The Supreme Court, in its ruling over the treatment of former Rehab chief executive Angela Kerins by the Dáil’s Public Accounts Committee, has given the Oireachtas a simple message, in the eyes of David Kenny.
“If you end up back here, it’s your own fault,” said Kenny, an assistant professor of law at Trinity College Dublin. The judgments from the Supreme Court are of huge significance for two reasons.
Contrary to the long-accepted view that parliamentary freedom of speech renders what happens in the Oireachtas and its committees immune from judicial scrutiny, the Supreme Court decided there is no absolute barrier to bringing a case over the actions of a parliamentary committee.
However, its follow-on declaration of unlawful conduct by an Oireachtas committee as a whole, because its questioning of Ms Kerins went significantly beyond its terms of reference and beyond the scope of its invitation to her, is unprecedented.
Should advocates of freedom of parliamentary speech and the constitutional separation of powers be alarmed?

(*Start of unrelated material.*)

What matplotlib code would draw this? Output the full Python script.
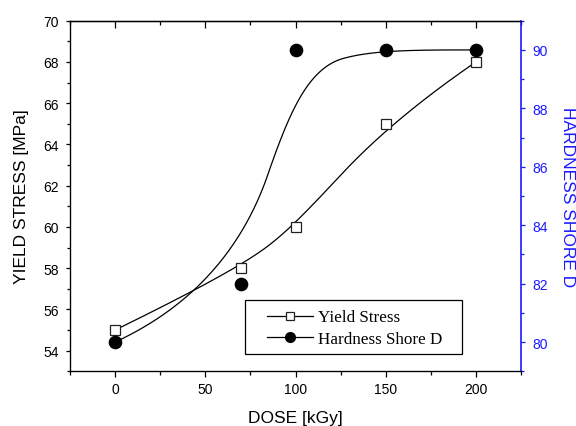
import numpy as np
import matplotlib
matplotlib.use("Agg")
import matplotlib.pyplot as plt
from matplotlib.lines import Line2D
from matplotlib.patches import Rectangle

dose = [0, 70, 100, 150, 200]
yield_stress = [55, 58, 60, 65, 68]
hardness = [80, 82, 90, 90, 90]

x_ticks = [0, 50, 100, 150, 200]
x_minor = [-25, 25, 75, 125, 175, 225]
left_ticks = [54, 56, 58, 60, 62, 64, 66, 68, 70]
right_ticks = [80, 82, 84, 86, 88, 90]


def bspline(xs, ys, k, n=400):
    # clamped uniform B-spline using the data points as control points
    P = np.column_stack([xs, ys]).astype(float)
    m = len(P)
    inner = np.arange(1, m - k)
    knots = np.concatenate([[0] * (k + 1), inner, [m - k] * (k + 1)]).astype(float)
    us = np.linspace(0, m - k, n)

    def basis(i, p, u):
        if p == 0:
            if knots[i] <= u < knots[i + 1]:
                return 1.0
            if u == knots[-1] and knots[i] < u <= knots[i + 1]:
                return 1.0
            return 0.0
        a = 0.0
        d1 = knots[i + p] - knots[i]
        if d1 > 0:
            a = (u - knots[i]) / d1 * basis(i, p - 1, u)
        b = 0.0
        d2 = knots[i + p + 1] - knots[i + 1]
        if d2 > 0:
            b = (knots[i + p + 1] - u) / d2 * basis(i + 1, p - 1, u)
        return a + b

    return np.array([np.array([basis(i, k, u) for i in range(m)]) @ P for u in us])


def smooth_connect(xs, ys):
    c = 0.5 * (bspline(xs, ys, 2) + bspline(xs, ys, 3))
    return c[:, 0], c[:, 1]


plt.rcParams['font.family'] = ['Liberation Sans', 'DejaVu Sans']

fig = plt.figure(figsize=(5.76, 4.27), dpi=100)
ax = fig.add_axes([70 / 576, 1 - 372.3 / 427, (521 - 70) / 576, (372.3 - 21.7) / 427])
ax2 = ax.twinx()

blue = '#1a1aff'

# Yield stress
bx, by = smooth_connect(dose, yield_stress)
ax.plot(bx, by, color='black', lw=0.9, zorder=2)
ax.plot(dose, yield_stress, ls='none', marker='s', ms=7.8, mfc='white',
        mec='#222222', mew=0.9, zorder=3)

# Hardness
hx, hy = smooth_connect(dose, hardness)
ax2.plot(hx, hy, color='black', lw=0.9, zorder=2)
ax2.plot(dose, hardness, ls='none', marker='o', ms=8.8, mfc='black',
         mec='black', zorder=3)

ax.set_xlim(-25, 225)
ax.set_ylim(53, 70)
ax2.set_ylim(79, 91)

ax.set_xticks(x_ticks)
ax.set_xticks(x_minor, minor=True)
ax.set_yticks(left_ticks)
ax.set_yticks(np.arange(53, 71, 1), minor=True)
ax2.set_yticks(right_ticks)
ax2.set_yticks(np.arange(79, 92, 1), minor=True)

ax.tick_params(axis='x', which='major', direction='out', length=4.3, width=0.9,
               labelsize=10, pad=3.5, top=False)
ax.tick_params(axis='x', which='minor', direction='out', length=2.9, width=0.9, top=False)
ax.tick_params(axis='y', which='major', direction='out', length=3.1, width=0.9,
               labelsize=10, pad=5, right=False)
ax.tick_params(axis='y', which='minor', direction='out', length=1.9, width=0.9, right=False)

sec = ax.secondary_xaxis('top')
sec.set_xticks(x_ticks)
sec.set_xticks(x_minor, minor=True)
sec.tick_params(axis='x', which='major', direction='in', length=4.8, width=0.9, labeltop=False)
sec.tick_params(axis='x', which='minor', direction='in', length=2.6, width=0.9)
sec.spines['top'].set_linewidth(0.9)

ax2.tick_params(axis='y', which='major', direction='out', length=2.9, width=0.9,
                labelsize=10, pad=5, colors=blue)
ax2.tick_params(axis='y', which='minor', direction='out', length=2.0, width=0.9, colors=blue)
ax2.spines['right'].set_color(blue)
ax2.spines['right'].set_linewidth(1.2)
for s in ['left', 'bottom', 'top']:
    ax.spines[s].set_linewidth(0.9)
ax.spines['right'].set_visible(False)

ax.set_xlabel('DOSE [kGy]', fontsize=12.5, labelpad=10)
ax.set_ylabel('YIELD STRESS [MPa]', fontsize=12.5, labelpad=10)
ax2.set_ylabel('HARDNESS SHORE D', fontsize=12.5, color=blue, rotation=-90, labelpad=20)

# Legend box and entries
box = Rectangle(((245 - 70) / 451, (372.3 - 355) / 350.6), (462 - 245) / 451, 54 / 350.6,
                transform=ax2.transAxes, facecolor='white', edgecolor='black', lw=0.9,
                zorder=6)
ax2.add_patch(box)
h1 = Line2D([], [], color='black', lw=0.9, marker='s', ms=5.2, mfc='white', mec='#222222', mew=0.9)
h2 = Line2D([], [], color='black', lw=0.9, marker='o', ms=7, mfc='black', mec='black')
leg = ax2.legend([h1, h2], ['Yield Stress', 'Hardness Shore D'],
                 loc='upper left',
                 bbox_to_anchor=((266.7 - 70) / 451, (372.3 - 310.5) / 350.6),
                 frameon=False,
                 prop={'family': 'Liberation Serif', 'size': 12.3}, handlelength=2.7,
                 borderaxespad=0, borderpad=0, handletextpad=0.33, labelspacing=0.3)
leg.set_zorder(7)

fig.savefig('out.png', dpi=100)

The court itself has moved to assuage fears with the Chief Justice pointing out the Oireachtas itself can deal with the fallout and has already designed measures to do so. Those measures must satisfactorily address the issues that lead to Ms Kerins’s victory – control of terms of reference and invitations to witnesses, tighter conduct of hearings and a remedy for those aggrieved by improper conduct of committee processes.

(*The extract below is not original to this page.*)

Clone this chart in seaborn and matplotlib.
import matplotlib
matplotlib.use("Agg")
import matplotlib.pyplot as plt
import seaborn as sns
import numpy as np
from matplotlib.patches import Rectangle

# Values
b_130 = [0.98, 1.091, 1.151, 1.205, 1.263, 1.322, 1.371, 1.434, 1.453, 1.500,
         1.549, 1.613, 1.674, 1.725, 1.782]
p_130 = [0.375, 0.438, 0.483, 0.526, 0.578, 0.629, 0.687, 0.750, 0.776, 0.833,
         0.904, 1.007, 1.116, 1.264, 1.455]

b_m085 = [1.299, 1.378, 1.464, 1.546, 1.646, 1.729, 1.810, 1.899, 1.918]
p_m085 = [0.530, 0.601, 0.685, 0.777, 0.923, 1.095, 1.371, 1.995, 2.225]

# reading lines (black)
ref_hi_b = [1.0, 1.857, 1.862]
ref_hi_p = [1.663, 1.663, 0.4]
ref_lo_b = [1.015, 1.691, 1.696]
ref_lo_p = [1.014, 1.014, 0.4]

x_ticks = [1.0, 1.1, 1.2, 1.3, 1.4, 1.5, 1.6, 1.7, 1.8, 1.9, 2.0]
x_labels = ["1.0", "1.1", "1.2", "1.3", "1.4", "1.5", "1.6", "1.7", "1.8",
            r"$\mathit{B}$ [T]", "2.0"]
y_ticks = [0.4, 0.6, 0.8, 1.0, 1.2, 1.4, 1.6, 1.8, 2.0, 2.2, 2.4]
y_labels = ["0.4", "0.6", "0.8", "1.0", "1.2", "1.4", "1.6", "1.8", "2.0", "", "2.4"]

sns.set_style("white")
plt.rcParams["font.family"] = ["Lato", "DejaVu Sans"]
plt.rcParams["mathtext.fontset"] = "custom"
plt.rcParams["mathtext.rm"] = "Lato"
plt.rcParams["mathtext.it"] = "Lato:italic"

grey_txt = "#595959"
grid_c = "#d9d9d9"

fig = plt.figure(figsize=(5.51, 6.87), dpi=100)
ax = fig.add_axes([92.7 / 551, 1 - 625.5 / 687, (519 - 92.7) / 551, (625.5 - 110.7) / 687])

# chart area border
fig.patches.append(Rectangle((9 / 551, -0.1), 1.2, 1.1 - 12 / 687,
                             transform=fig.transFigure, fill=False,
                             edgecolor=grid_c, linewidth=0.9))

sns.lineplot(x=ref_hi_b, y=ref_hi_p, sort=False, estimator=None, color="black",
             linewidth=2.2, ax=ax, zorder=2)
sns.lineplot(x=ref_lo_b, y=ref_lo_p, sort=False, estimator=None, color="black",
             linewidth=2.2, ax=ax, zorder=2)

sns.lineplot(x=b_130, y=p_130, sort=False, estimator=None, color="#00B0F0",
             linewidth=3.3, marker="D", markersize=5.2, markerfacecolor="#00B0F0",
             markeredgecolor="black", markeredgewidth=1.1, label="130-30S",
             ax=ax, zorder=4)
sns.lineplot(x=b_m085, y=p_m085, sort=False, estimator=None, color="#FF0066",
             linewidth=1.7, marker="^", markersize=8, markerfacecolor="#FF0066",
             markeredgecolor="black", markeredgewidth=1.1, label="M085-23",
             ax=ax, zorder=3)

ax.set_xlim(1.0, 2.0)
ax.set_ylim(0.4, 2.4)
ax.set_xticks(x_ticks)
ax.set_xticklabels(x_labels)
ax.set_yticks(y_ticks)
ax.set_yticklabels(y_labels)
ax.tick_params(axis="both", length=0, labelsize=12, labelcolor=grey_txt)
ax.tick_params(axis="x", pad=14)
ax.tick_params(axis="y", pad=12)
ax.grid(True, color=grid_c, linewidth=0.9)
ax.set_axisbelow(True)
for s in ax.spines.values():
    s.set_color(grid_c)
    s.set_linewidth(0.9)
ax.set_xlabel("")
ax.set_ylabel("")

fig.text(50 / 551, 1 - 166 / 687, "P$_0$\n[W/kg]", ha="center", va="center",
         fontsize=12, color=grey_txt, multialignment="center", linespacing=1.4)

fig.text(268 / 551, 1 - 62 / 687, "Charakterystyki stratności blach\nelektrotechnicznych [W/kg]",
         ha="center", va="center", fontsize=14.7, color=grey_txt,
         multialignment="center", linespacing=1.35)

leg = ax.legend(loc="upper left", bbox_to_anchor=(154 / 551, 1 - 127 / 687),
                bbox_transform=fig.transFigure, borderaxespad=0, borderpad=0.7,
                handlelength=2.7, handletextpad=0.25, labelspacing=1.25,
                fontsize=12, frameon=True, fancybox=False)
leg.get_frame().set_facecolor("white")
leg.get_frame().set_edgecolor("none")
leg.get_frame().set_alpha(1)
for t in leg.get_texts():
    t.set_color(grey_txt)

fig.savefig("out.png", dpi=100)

Dr Tom Hickey, assistant professor of law at Dublin City University, said the court clearly considered that all parliament has to do to restore parliamentary immunity to where it was understood to be before the Kerins decision is to introduce a formal parliamentary mechanism through which witnesses before committees can formally contest actions taken by them. If that mechanism was in place, and even if it rejected the complaints about the committees, the message is the courts would not interfere.
That is “all very well in high-minded theory” but in practice things are likely to be different, Hickey said. The lines of the judgments may well be blunted by parliamentary advisers and committee chairs, leading to greater caution being exercised by committees than perhaps necessary, such as what happened when the FAI’s John Delaney came before the Committee on Transport, Tourism and Sport recently. He also fears “emboldened witnesses” might try to play on the “crack in the ice” from the Supreme Court judgments and blur the extent to which the court had tempered its findings.

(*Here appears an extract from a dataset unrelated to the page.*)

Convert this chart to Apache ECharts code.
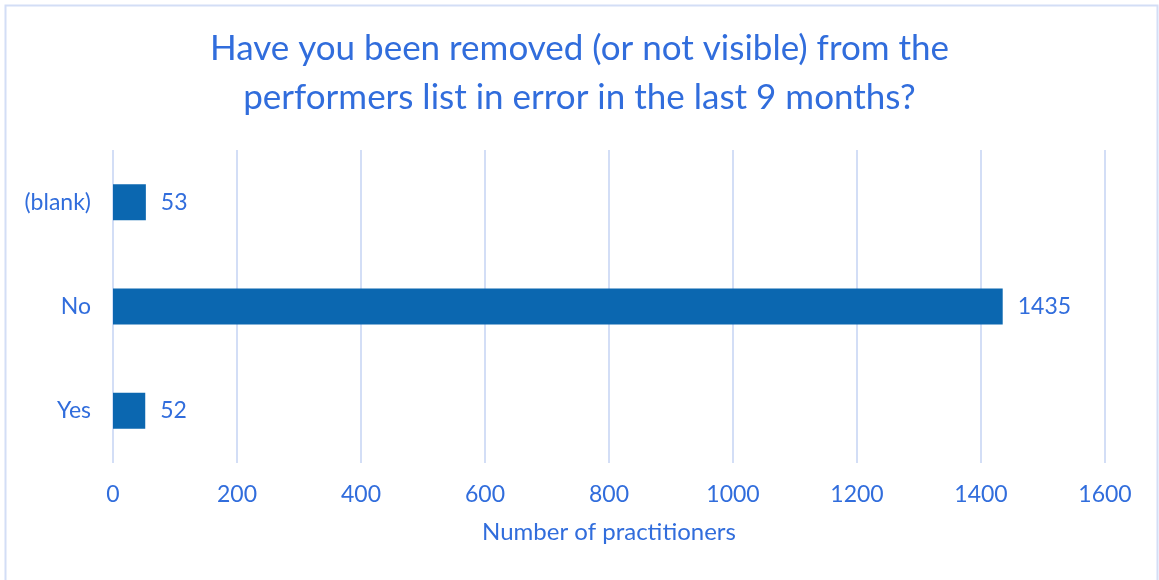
<html>
  <head>
    <meta charset="UTF-8" />
    <script src="https://cdn.jsdelivr.net/npm/echarts/dist/echarts.min.js"></script>
    <title>performers list</title>
    <style>
      body {
        margin: 0;
      }
      #main {
        width: 1159px;
        height: 580px;
      }
    </style>
  </head>
  <body>
    <div id="main"></div>
    <script>
      // data
      const categories = ['Yes', 'No', '(blank)'];
      const counts = [52, 1435, 53];
      const xTicks = [0, 200, 400, 600, 800, 1000, 1200, 1400, 1600];

      const textColor = '#316ddc';
      const barColor = '#0b67b0';
      const gridColor = '#d3def6';
      const font = 'Lato';

      var myChart = echarts.init(document.getElementById('main'));
      var option = {
        animation: false,
        textStyle: { fontFamily: font },
        title: {
          text: 'Have you been removed (or not visible) from the\nperformers list in error in the last 9 months?',
          left: 'center',
          top: 19,
          textStyle: {
            color: textColor,
            fontSize: 35,
            fontWeight: 'normal',
            fontFamily: font,
            lineHeight: 49
          }
        },
        graphic: [
          {
            type: 'rect',
            shape: { x: 5.5, y: 5.5, width: 1152, height: 600 },
            style: { fill: 'none', stroke: gridColor, lineWidth: 2 }
          }
        ],
        grid: { left: 113, right: 54, top: 150, bottom: 117 },
        xAxis: {
          type: 'value',
          min: xTicks[0],
          max: xTicks[xTicks.length - 1],
          interval: 200,
          name: 'Number of practitioners',
          nameLocation: 'middle',
          nameGap: 57,
          nameTextStyle: { color: textColor, fontSize: 24, fontFamily: font },
          axisLine: { show: false },
          axisTick: { show: false },
          axisLabel: {
            color: textColor,
            fontSize: 23,
            margin: 20,
            fontFamily: font,
            formatter: function (v) { return String(v); }
          },
          splitLine: { lineStyle: { color: gridColor, width: 2 } }
        },
        yAxis: {
          type: 'category',
          data: categories,
          axisLine: { show: false },
          axisTick: { show: false },
          axisLabel: { color: textColor, fontSize: 23, margin: 22, fontFamily: font }
        },
        series: [
          {
            type: 'bar',
            data: counts,
            barWidth: 36,
            itemStyle: { color: barColor },
            label: {
              show: true,
              position: 'right',
              distance: 15,
              color: textColor,
              fontSize: 23,
              fontFamily: font
            }
          }
        ]
      };
      myChart.setOption(option);
    </script>
  </body>
</html>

Kenny shares the concern that the judgments, despite the court’s best intentions, could have a chilling effect on parliamentary speech and committees acting under legal advice may in the future, be excessively cautious and conservative.
While a lot can be done by the Oireachtas and its committees to avoid another Kerins situation and guard against further judicial oversight, ensuring absolute exclusion of court interference would require a referendum to give parliamentary committees a range of powers, Kenny noted. Given the experience in 2011, when the people refused to endorse such a proposal, there is no certainty any such referendum proposal would be approved.
The Kerins case is not over and there could be further significant fallout if an application for damages is brought and succeeds. As of now, the former Rehab chief executive has secured a Supreme Court declaration against the Dáil of unlawful conduct by an Oireachtas committee. Whether or not that entitles her to damages would involve a hearing raising novel legal issues not yet considered by the courts. This case has already made legal history. It could yet make more.